Where did the king get this idea? The Lord put it in his heart.

Lesson 7:  With a heart devoted to God, and a mind devoted to Scripture, even the humblest child of God can bring a Grace Intervention to those who need it most.

That is what Ezra did.
That is what any one of us can do as well.
So God motivates this king. And the king writes this decree and he hands it to Ezra… and Ezra can’t help but praise the Lord.
In case you were wondering, earthly kings come and go, and that is never a problem for the Lord.
Ezra said that the Lord extended grace to him. A grace intervention. This Grace Intervention came in the form of the edict of a king.
But it can come in a lot of different forms.

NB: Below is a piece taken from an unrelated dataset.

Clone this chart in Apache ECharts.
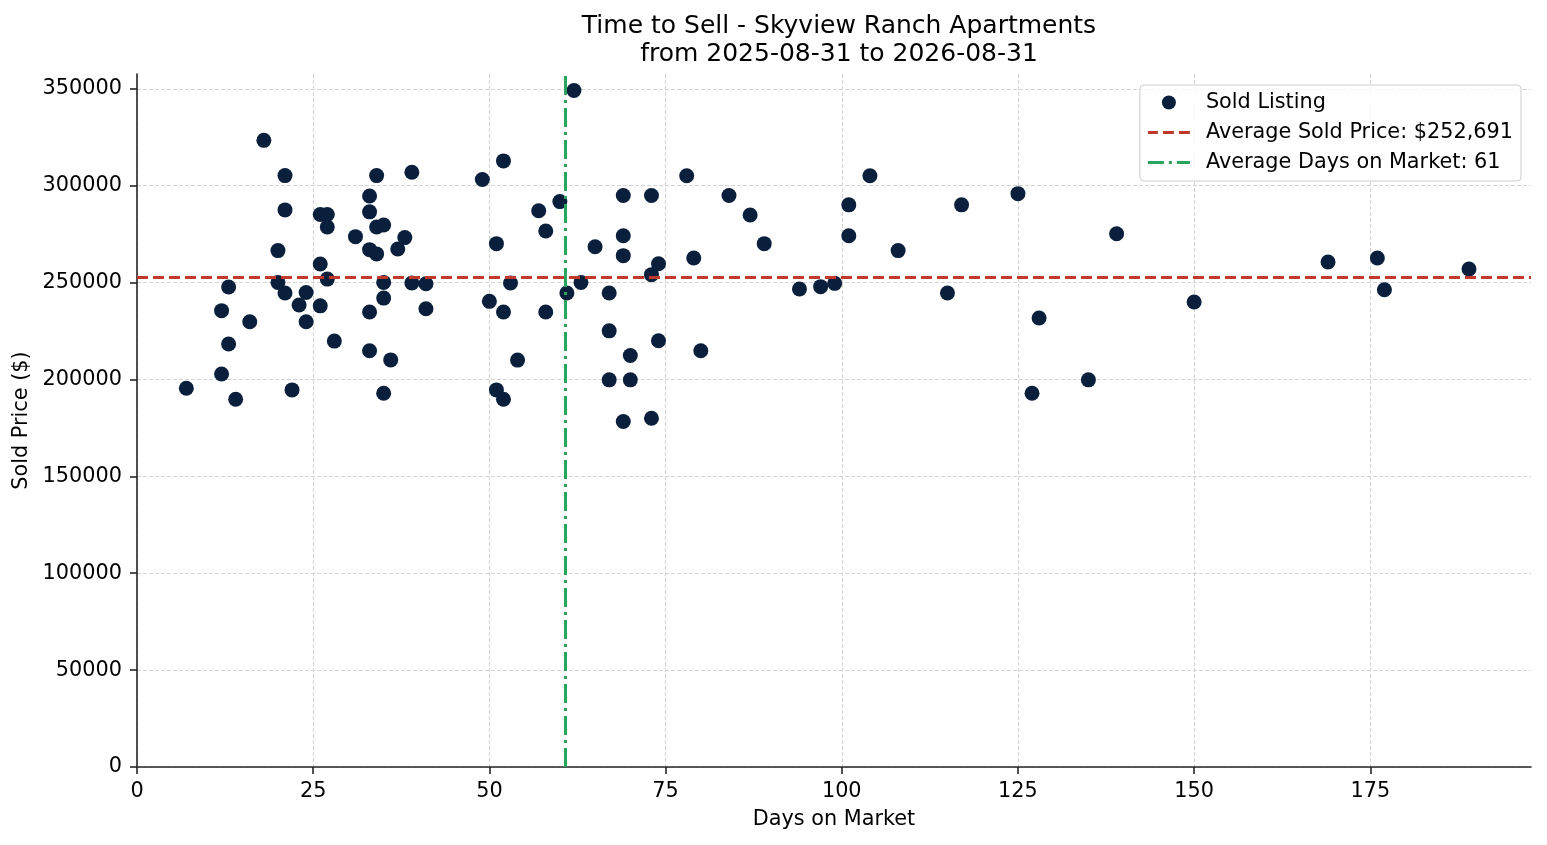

I remember one time when I was in high school, my brother and I came home really late on a Saturday night. After midnight.
The next morning, Sunday morning, my dad did something unusual. He came into our bedroom and woke us up.
He said, “Get up. You’re going to church.”
See, we weren’t going to church, because we were tired. We were planning to sleep in.
And the ironic thing is that my Dad didn’t even go to church. He wasn’t even a Christian.
But that day, he was a means of Grace to us, because I am very sure that God wanted us at church that day, even if my dad wasn’t about to go.

Do you know what the Grace Intervention looks like?
Getting your kids out of bed, packing into the car, and heading to church. Every week. That’s an intervention against entropy.
Turning off YouTube, or Hulu, or clicking away from Reddit and Instagram, and spending 15 minutes in Scripture and prayer. That’s an intervention against entropy.
Feeling tempted, and calling your sponsor, and getting to a meeting. That’s an intervention against entropy.
Switching up your schedule to get yourself to the next Grace Pathway course, or to youth group, or young adults, or a missions trip, or anything done in the Name of Jesus.

There will always be reasons to do anything other than Bible study, fellowship, Life Group, worship, and the Grace Pathway.
The flow of entropy always runs downhill.
But with the Word of God, and the grace of God, you can bring order to your inner world, even when your outer world is in chaos.